Fiona nodded, frowning. He could see her face clearly, and realized with a start that the light was growing. It was near dawn; the sky to the east was the shimmered color of a salmon’s scales.

“Christ, it’s almost morning! I’ve got to go!”

“Go?” Fiona’s eyes went round with horror. “You’re no going to try it
again?”

“I am. I’ve got to.” The lining of his mouth was cotton-dry, and he regretted that Fiona had used all the coffee extinguishing him. He fought down the hollow-bellied feeling and made it to his feet. His knees were wobbly, but he could walk.

“Are you mad, Rog? It’ll kill ye, sure!”

He shook his head, eyes fixed on the tall cleft stone.

“No,” he said, and hoped to hell he was right. “No, I know what went wrong. It won’t happen again.”
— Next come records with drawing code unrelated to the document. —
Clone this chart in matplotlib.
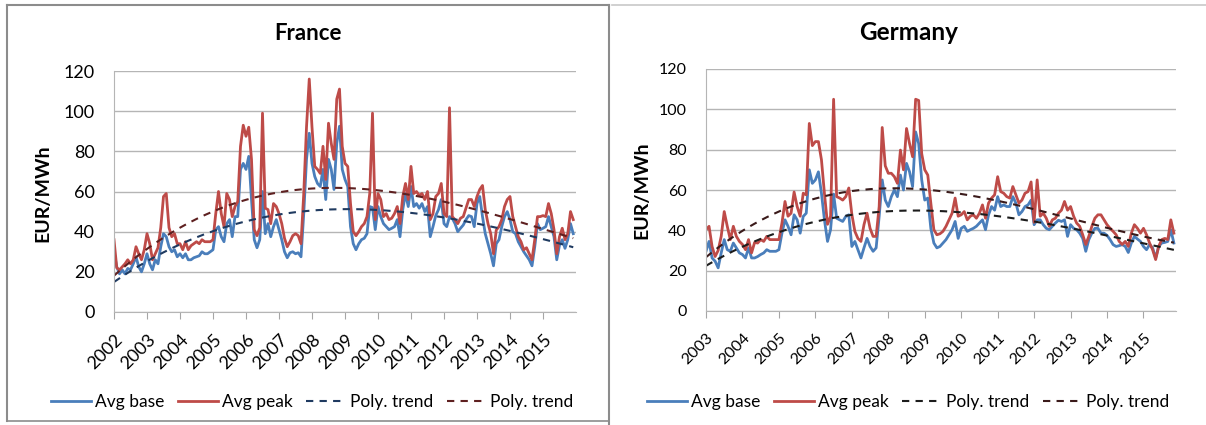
import numpy as np
import matplotlib
matplotlib.use("Agg")
import matplotlib.pyplot as plt
from matplotlib.lines import Line2D

plt.rcParams['font.family'] = ['Lato', 'DejaVu Sans']

# monthly averages, EUR/MWh
fr_base = [30, 22.5, 19, 21, 19, 21.7, 21, 24, 27.5, 22.5, 20, 24,
           29, 24, 21, 26, 24, 32.5, 39, 37.5, 32.5, 30, 31, 27.5,
           29, 27, 29, 26, 26, 27, 27.5, 28, 30, 29, 29, 30,
           31, 41, 42.5, 37.5, 35, 44, 46, 37.5, 47.5, 47.5, 71, 74,
           71, 77.5, 56, 36, 32, 36, 60, 39, 44, 37.5, 42.5, 46,
           41, 36, 30, 27, 29.5, 30, 29, 29.5, 27.5, 49, 76, 89,
           74, 67.5, 64, 62.5, 71, 56, 76, 71, 61, 84, 92.5, 71,
           66, 62.5, 42.5, 34, 31, 34, 36, 36.7, 39, 52.5, 52, 41,
           52.5, 47.5, 44, 42.5, 41, 41.7, 42.5, 46, 37.5, 51, 59, 52.5,
           62.5, 52.5, 54, 51.7, 54, 50, 52.5, 37.5, 42.5, 48, 51, 56,
           44, 42.5, 47.5, 46.7, 44, 40, 41.7, 43.3, 46, 48, 47.5, 42.5,
           54, 57.5, 47.5, 39, 34, 29, 23, 34, 36, 42.5, 47.5, 50,
           46, 40, 39, 35, 32.5, 30, 28, 26, 23, 32.5, 44, 41,
           41.7, 42.5, 47.5, 42.5, 37.5, 26, 33.3, 36, 31.7, 36, 44, 39]
fr_peak = [36, 22, 21, 22.5, 24, 26, 24, 26, 32.5, 29, 26, 31,
           39, 34, 26, 29, 32, 42, 57.5, 59, 42, 37.5, 39, 34,
           34, 31, 35, 31, 33, 34, 35, 34, 36, 35, 35, 35,
           36, 49, 60, 49, 42.5, 59, 56, 47.5, 52.5, 55, 82.5, 93,
           87.5, 92, 76, 41, 38, 42, 99, 51.7, 51, 44, 54, 52.5,
           49, 44, 36.7, 32.5, 35, 38, 39, 38, 34, 59, 92, 116,
           92, 72.5, 71, 69, 82.5, 66, 94, 84, 76, 106, 111, 82.5,
           74, 72.5, 54, 40, 38, 40, 42.5, 44, 47.5, 59, 99, 46,
           59, 56, 47.5, 49, 46, 46.7, 49, 52.5, 44, 57.5, 64, 56,
           72.5, 59, 60, 58, 59, 56, 60, 46, 49, 57.5, 59, 64,
           49, 47.5, 101.7, 47.5, 46, 44, 46.7, 47.5, 51.7, 56, 56, 52.5,
           57.5, 61, 63, 51, 44, 39, 29, 40.8, 42.5, 46, 52.5, 56,
           57.5, 47.5, 42.5, 37.5, 35, 31, 32, 29, 26, 36, 47.5, 47.5,
           48, 47.5, 54, 49, 41, 29, 37.5, 41.7, 36, 39, 50, 46]

de_base = [29.6, 34.5, 26.3, 24.7, 21.4, 28.8, 35.4, 30.4, 29.6, 33.7, 31.3, 28.8,
           28, 26.3, 31.3, 26.3, 26.3, 27, 28, 28.8, 30.4, 29.6, 29.6, 29.6,
           30.4, 38.6, 45.2, 42, 37.8, 47.7, 45.2, 38.6, 46.9, 48.5, 70, 63.3,
           65, 69, 58.4, 45, 34.5, 40.3, 58, 46, 45.2, 44.4, 46.9, 47.7,
           32, 34.5, 30.4, 26.3, 31.3, 36, 32, 29.6, 31.3, 47, 65, 55,
           51.8, 56.7, 60, 56.7, 67.4, 60, 73.2, 69, 61.7, 88.8, 83, 65,
           55, 56, 41, 33.7, 31.3, 32, 33.7, 35.4, 37.8, 40.3, 44.4, 36,
           41, 42, 39.5, 40.3, 41, 42, 43.6, 45.2, 40.3, 47.7, 51.8, 50,
           56.7, 51.8, 52.6, 51.8, 51.8, 56.7, 53.5, 47.7, 49.3, 51.8, 52.6, 55,
           42.8, 45.2, 45.2, 42.8, 41, 40.3, 42, 43.6, 45, 44.4, 45.2, 37,
           42.8, 41, 40.3, 38.6, 36, 29.6, 35.4, 38.6, 41, 41, 38.6, 38.6,
           37.5, 35.4, 32.9, 32, 32.4, 32.9, 32, 29, 33.7, 37, 35.7, 34.5,
           32, 30.4, 32.9, 31.3, 26.3, 32, 33.7, 34, 34.5, 40.3, 33.7]
de_peak = [40.3, 42, 32, 27, 30, 37, 49.3, 42, 35.4, 42, 37, 34.5,
           33, 30.4, 35.4, 28.8, 34, 33.7, 35.4, 34.5, 37, 35.4, 35.4, 35.4,
           35.4, 43.6, 54.3, 47, 48.5, 59, 51.8, 47, 58.4, 57.6, 93, 82,
           84, 84, 75, 58, 43, 47, 105, 56.7, 56, 55, 56.7, 61,
           48, 39.5, 36, 34.5, 42.8, 48.5, 41, 37, 37, 51.8, 91, 72,
           68.3, 68.3, 66.6, 63.3, 79.8, 70, 90.5, 83, 76.5, 105, 104.4, 78,
           70, 67.4, 53.5, 40.3, 37.8, 38.3, 39.5, 42, 45.2, 48.5, 56, 47,
           47.7, 49.3, 45.2, 47, 47.7, 46, 48.5, 52.6, 46, 53.5, 56, 57.6,
           66.6, 59.2, 58.4, 56.7, 56, 61.7, 57.6, 53.5, 55, 58.4, 59.2, 64,
           44, 65, 47, 48.5, 46, 42, 45.2, 46, 48.5, 50, 54.3, 50,
           51.8, 47, 43.6, 42, 37.8, 33, 37, 42, 46, 47.7, 47.7, 45.2,
           42.8, 41, 39.5, 37.8, 34.5, 33, 34.5, 32, 38.6, 42.8, 41, 38.6,
           41, 37.8, 33.7, 30.4, 25.5, 32, 35.4, 36, 35.4, 45.2, 38.6]

fr_years = list(range(2002, 2016))
de_years = list(range(2003, 2016))

BASE = '#4a7ebb'
PEAK = '#be4b48'

W, H = 1206.0, 425.0


def panel(ax, start, base, peak, years, x_end, tr_cols, fs):
    x = start + np.arange(len(base)) / 12.0
    ax.plot(x, base, color=BASE, lw=2.0, label='Avg base')
    ax.plot(x, peak, color=PEAK, lw=2.0, label='Avg peak')
    t = np.arange(len(base))
    fb = np.polyval(np.polyfit(t, base, 3), t)
    fp = np.polyval(np.polyfit(t, peak, 3), t)
    ax.plot(x, fb, color=tr_cols[0], lw=1.5, ls=(0, (3.5, 3)), label='Poly. trend')
    ax.plot(x, fp, color=tr_cols[1], lw=1.5, ls=(0, (3.5, 3)), label='Poly. trend')

    ax.set_xlim(start, x_end)
    ax.set_ylim(0, 120)
    ax.set_yticks(range(0, 121, 20))
    ax.set_xticks(years)
    ax.set_xticklabels([str(y) for y in years], rotation=45, ha='right',
                       rotation_mode='anchor', fontsize=fs)
    ax.tick_params(axis='y', length=0, labelsize=fs, pad=14)
    ax.tick_params(axis='x', length=5, color='#a6a6a6', pad=9)
    ax.grid(axis='y', color='#b5b5b5', lw=1)
    ax.set_axisbelow(True)
    for s in ['top', 'right']:
        ax.spines[s].set_visible(False)
    ax.spines['left'].set_color('#b5b5b5')
    ax.spines['bottom'].set_color('#b5b5b5')
    ax.legend(loc='center', bbox_to_anchor=((ax.get_position().x0 + ax.get_position().x1) / 2
                                            - 0.027, 0.054),
              bbox_transform=fig.transFigure, ncol=4, frameon=False, fontsize=12.5,
              handlelength=2.3, columnspacing=0.8, handletextpad=0.2)


fig = plt.figure(figsize=(12.06, 4.25), dpi=100)

ax1 = fig.add_axes([114 / W, 1 - 312 / H, 462 / W, 241 / H])
panel(ax1, 2002, fr_base, fr_peak, fr_years, 2016, ('#1f3a60', '#5e2020'), 13)
fig.text(308 / W, 1 - 33 / H, 'France', ha='center', va='center',
         fontsize=16, fontweight='bold')
fig.text(43 / W, 1 - 193 / H, 'EUR/MWh', ha='center', va='center', rotation=90,
         fontsize=14, fontweight='bold')

ax2 = fig.add_axes([706 / W, 1 - 311 / H, 470 / W, 242 / H])
panel(ax2, 2003, de_base, de_peak, de_years, 2003 + 154.7 / 12,
      ('#1c1c1c', '#3a1a1a'), 11.5)
fig.text(909 / W, 1 - 32 / H, 'Germany', ha='center', va='center',
         fontsize=17.5, fontweight='bold')
fig.text(642 / W, 1 - 190 / H, 'EUR/MWh', ha='center', va='center', rotation=90,
         fontsize=14, fontweight='bold')

# panel frames
def seg(x0, y0, x1, y1, c, lw):
    fig.add_artist(Line2D([x0 / W, x1 / W], [1 - y0 / H, 1 - y1 / H], color=c, lw=lw))

seg(7, 5, 609, 5, '#8c8c8c', 1.5)
seg(7, 5, 7, 421, '#8c8c8c', 1.5)
seg(7, 421, 609, 421, '#8c8c8c', 1.2)
seg(609, 5, 609, 425, '#8c8c8c', 1.5)
seg(612, 5, 1206, 5, '#c8c8c8', 1.2)

fig.savefig('out.png', dpi=100)
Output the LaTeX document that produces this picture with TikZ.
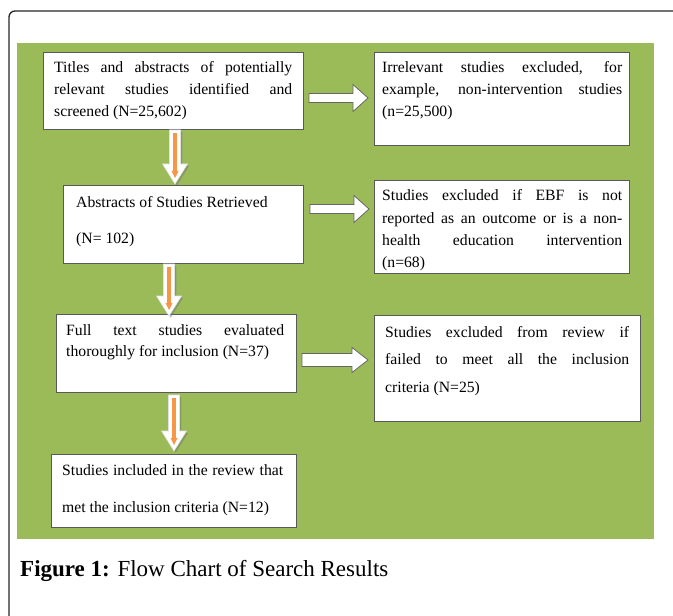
\documentclass[tikz,border=0pt]{standalone}
\usepackage{fontspec}
\setmainfont{Liberation Serif}
\usetikzlibrary{calc}
\definecolor{olivegreen}{HTML}{9BBB59}
\definecolor{arrorange}{HTML}{F79646}
\definecolor{boxline}{HTML}{595959}
\tolerance=10000
\hyphenpenalty=10000
\exhyphenpenalty=10000
\tikzset{
  box/.style={draw=boxline, line width=1.3bp, fill=white, inner sep=0pt, anchor=north west},
  txt/.style={inner sep=0pt, anchor=base west, align=justify, text width=#1},
  frameline/.style={draw=black!85, line width=1.3bp},
  rblock/.style={draw=black!60, line width=0.8bp, fill=white},
  dblock/.style={draw=black!12, line width=0.6bp, fill=white},
  dshadow/.style={fill=black!55, opacity=0.45},
  oline/.style={fill=arrorange},
}
\newcommand\fs[1]{\fontsize{15.7bp}{#1}\selectfont}
% right block arrow: #1 start, #2 tip, #3 half shaft, #4 half head, #5 head length
\newcommand\rightblock[5]{%
  \path[rblock] ($(#1)+(0,-#3)$) -- ($(#2)+(-#5,-#3)$) -- ($(#2)+(-#5,-#4)$) -- (#2)
    -- ($(#2)+(-#5,#4)$) -- ($(#2)+(-#5,#3)$) -- ($(#1)+(0,#3)$) -- cycle;}
% down block arrow polygon: #1 top, #2 tip, #3 dx, #4 dy, #5 style
\newcommand\dshape[5]{%
  \path[#5] ($(#1)+(-5.5+#3,#4)$) -- ($(#2)+(-5.5+#3,-20+#4)$) -- ($(#2)+(-12.5+#3,-20+#4)$)
    -- ($(#2)+(#3,#4)$) -- ($(#2)+(12.5+#3,-20+#4)$) -- ($(#2)+(5.5+#3,-20+#4)$)
    -- ($(#1)+(5.5+#3,#4)$) -- cycle;}
\newcommand\downblock[2]{%
  \dshape{#1}{#2}{1.8}{1.8}{dshadow}%
  \dshape{#1}{#2}{0}{0}{dblock}%
  \path[oline] ($(#1)+(-2,3)$) rectangle ($(#2)+(2,-13)$);
  \path[oline] ($(#2)+(-3.5,-13)$) -- ($(#2)+(0,-6)$) -- ($(#2)+(3.5,-13)$) -- cycle;}
\begin{document}
\begin{tikzpicture}[x=1bp, y=-1bp]
\useasboundingbox (0,0) rectangle (673,616);
% frame
\draw[frameline, rounded corners=6bp] (9,617) -- (9,11) -- (674,11);
% green panel
\fill[olivegreen] (17,43) rectangle (654,539);

% boxes
\node[box, minimum width=260bp, minimum height=77bp] (b1) at (43,52) {};
\node[box, minimum width=240bp, minimum height=78bp] (b2) at (63,185) {};
\node[box, minimum width=255bp, minimum height=93bp] (r1) at (374,52) {};
\node[box, minimum width=255bp, minimum height=93bp] (r2) at (374,180) {};
\node[box, minimum width=240bp, minimum height=78bp] (b3) at (56,314) {};
\node[box, minimum width=266bp, minimum height=106bp] (r3) at (374,315) {};
\node[box, minimum width=245bp, minimum height=73bp] (b4) at (51,454) {};

% texts
\node[txt=238bp, font=\fs{22bp}] (t1) at (54,73)
  {Titles and abstracts of potentially\linebreak relevant studies identified and\linebreak screened (N=25,602)};
\node[txt=220bp, font=\fs{36bp}] (t2) at (76,207)
  {Abstracts of Studies Retrieved\\ (N= 102)};
\node[txt=240bp, font=\fs{22bp}] (t3) at (382,73)
  {Irrelevant studies excluded, for\linebreak example, non-intervention studies\linebreak (n=25,500)};
\node[txt=240bp, font=\fs{22bp}] (t4) at (382,201)
  {Studies excluded if EBF is not\linebreak reported as an outcome or is a non-\linebreak health education intervention\linebreak (n=68)};
\node[txt=218bp, font=\fs{21bp}] (t5) at (66,335)
  {Full text studies evaluated\linebreak thoroughly for inclusion (N=37)};
\node[txt=244bp, font=\fs{27.5bp}] (t6) at (385,337)
  {Studies excluded from review if\linebreak failed to meet all the inclusion\linebreak criteria (N=25)};
\node[txt=221bp, font=\fs{37bp}] (t7) at (62,475)
  {Studies included in the review that\linebreak met the inclusion criteria (N=12)};

% right block arrows
\coordinate (ra1) at (309,98);  \coordinate (rb1) at (368,98);
\coordinate (ra2) at (310,209); \coordinate (rb2) at (369,209);
\coordinate (ra3) at (302,360); \coordinate (rb3) at (368,360);
\rightblock{ra1}{rb1}{4.5}{13.5}{15}
\rightblock{ra2}{rb2}{4.5}{13.5}{15}
\rightblock{ra3}{rb3}{6.5}{12.5}{16}

% down block arrows
\coordinate (da1) at (175,130); \coordinate (db1) at (175,184);
\coordinate (da2) at (169,264); \coordinate (db2) at (169,316);
\coordinate (da3) at (174,395); \coordinate (db3) at (174,451);
\downblock{da1}{db1}
\downblock{da2}{db2}
\downblock{da3}{db3}

% caption
\node[inner sep=0pt, anchor=base west, font=\fontsize{23bp}{27bp}\selectfont] (cap) at (20,576)
  {\textbf{Figure 1:} Flow Chart of Search Results};
\end{tikzpicture}
\end{document}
“You can’t know, not for sure!”

“Aye, I do.” He took her hand from his sleeve and held it between his own; it was small and cold. He smiled at her, though his face felt strangely numb. “I hope Ernie’s not come home; he’ll have the police looking for you. You’d best hurry back.”

She shrugged, impatient.

“Och, he’s at the fishin’ with his cousin Neil; he’ll no be back till Tuesday. What d’ye mean, it won’t happen again—why won’t it?”

This was the thing that was harder to explain than the rest of it. He owed it to her to try, though.

“When I said I was thinking of my father, I was thinking of him from what I knew of him—the pictures of him in his airman’s kit, or with my mother. The thing is…I was born by that time. Do you see?” He searched her small, round face, and saw her blink slowly, comprehending. Her breath left her in a small sigh, of fear and wonder mingled.

“Ye didna only meet your Da, then, did ye?” she asked quietly.

He shook his head, wordless. No sight, no sound or smell or touch. There were no images at all to convey what it had been like to meet himself.

“I have to go,” he repeated softly. He squeezed her hand. “Fiona, I cannot say enough to thank you.”

She stared at him for a moment, her soft bottom lip thrust out, eyes glistening. Then she pulled loose, and twisting off her engagement ring, put it into his hand.

“It’s a wee stone, but it’s a real diamond,” she said. “It’ll maybe help.”

“I can’t take this!” He reached to give it back, but she took a step backward, and put her hands behind her back.

“Dinna worry, it’s insured,” she said. “Ernie’s a great one for the insurance.” She tried to smile at him, though the tears were running down her face now. “So am I.”

There was nothing more to say. He put the ring in the side pocket of his coat, and glanced at the great cleft stone, its black sides starting to glimmer as bits of mica and threads of quartz picked up the dawning light. He could hear the hum, still, though now it felt more like the pulsing of his blood; something inside him.

No words, and no need. He touched her face once lightly in farewell, and walked toward the stone, staggering slightly. He stepped into the cleft.

Fiona heard nothing, but the still, clear air of Midsummer’s Day shimmered with an echoed name.

She waited for a long time, until the sun rested on top of the stone.

“Slan leat, a charaid chòir,”
she said, softly. “Luck to you, dear friend.” She went slowly down the hill, and didn’t look back.